P·P·O·W is pleased to present Mother Tongue, Elizabeth Glaessner’s second solo exhibition with the gallery. The exhibition explores the way language and personal and collective histories are formed and passed down, through a series of paintings on canvas, scroll paper, and large silk banners draped from the ceiling.
Glaessner’s brightly hued paintings teem with life, drawing on personal history, memory and ritual, both real and imagined. The works depict a utopian and surreal universe that Glaessner has been exploring in her work over the last decade, featuring theatrical and celebratory figures that blur the line between myth and reality. Glaessner has had a long-time fascination with the way ancient societies immortalized their leaders through the repetition of stories passed down orally and visually through depictions on murals and objects, often resulting in exaggerated and performative figures. Glaessner mirrors this idea with her scroll works – a material new to her practice – forming a visual narrative that expands and gains meaning through the repetition of imagery, including motifs inspired by her personal memories, prehistoric friezes, and rituals drawn from myths.
Among the works on view will be vibrantly colored, large-scale silk works, hung from the gallery ceiling. Glaessner was drawn to silk as a way to create works that tow the line between drawing and painting. The works themselves are translucent, and the experience of viewing them is impacted by whatever surrounds them. At P·P·O·W the works – which variously show her subjects in intimate embraces, performing daily tasks, or enacting fantastical rituals – will be installed in front of Glaessner’s black and white paintings and scrolls, allowing visitors to see through the transparent veil of color and into the rest of the room, as if entering another dimension.
Throughout these works Glaessner depicts characters questioning stereotypical behaviors and ideas of morality. The works on view present an opportunity for Glaessner to examine the line between good and evil, moral and immoral, safe and dangerous, and the grey areas in between. The figures portrayed reflect an unrestricted freedom of identity, both emotionally and physically, and are often androgynous. Glaessner frequently shows her subjects in states of ecstasy or hysteria, celebrating the purity of emotional expression that most are too afraid to confront.
Glaessner’s choice of material and purity of expression reference the visceral and frank exploration of the body pioneered by Carolee Schneemann and Nancy Spero. The work also draws inspiration from German-Jewish artist Charlotte Salomon who, before she was killed in the Holocaust, painted 800 gouaches titled Life?

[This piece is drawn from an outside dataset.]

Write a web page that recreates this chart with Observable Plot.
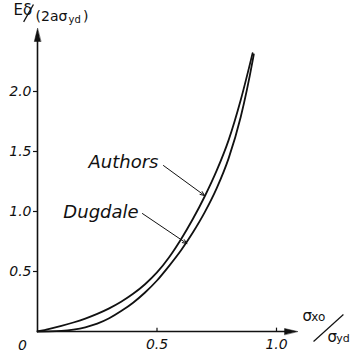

Or Theatre? A Play With Music, many of which reflected an imagined daily existence, a re-writing of personal history. Glaessner’s works too, reflect a world that is both past and present, real and imagined, exploring the fluid nature of time through materials that invite multiple points of entry and understanding.
Elizabeth Glaessner was born in Palo Alto, California in 1984 and grew up in Houston, Texas. After receiving her BA from Trinity University in 2006, she moved to New York and completed her MFA at the New York Academy of Art in 2013. She currently lives and works in Brooklyn. She was awarded a postgraduate fellowship at the New York Academy of Art in 2013, a residency at GlogauAIR Berlin in 2013 and a residency at the Leipzig International Art Programme in 2012. She has been included in group exhibitions in New York, Texas, and Germany.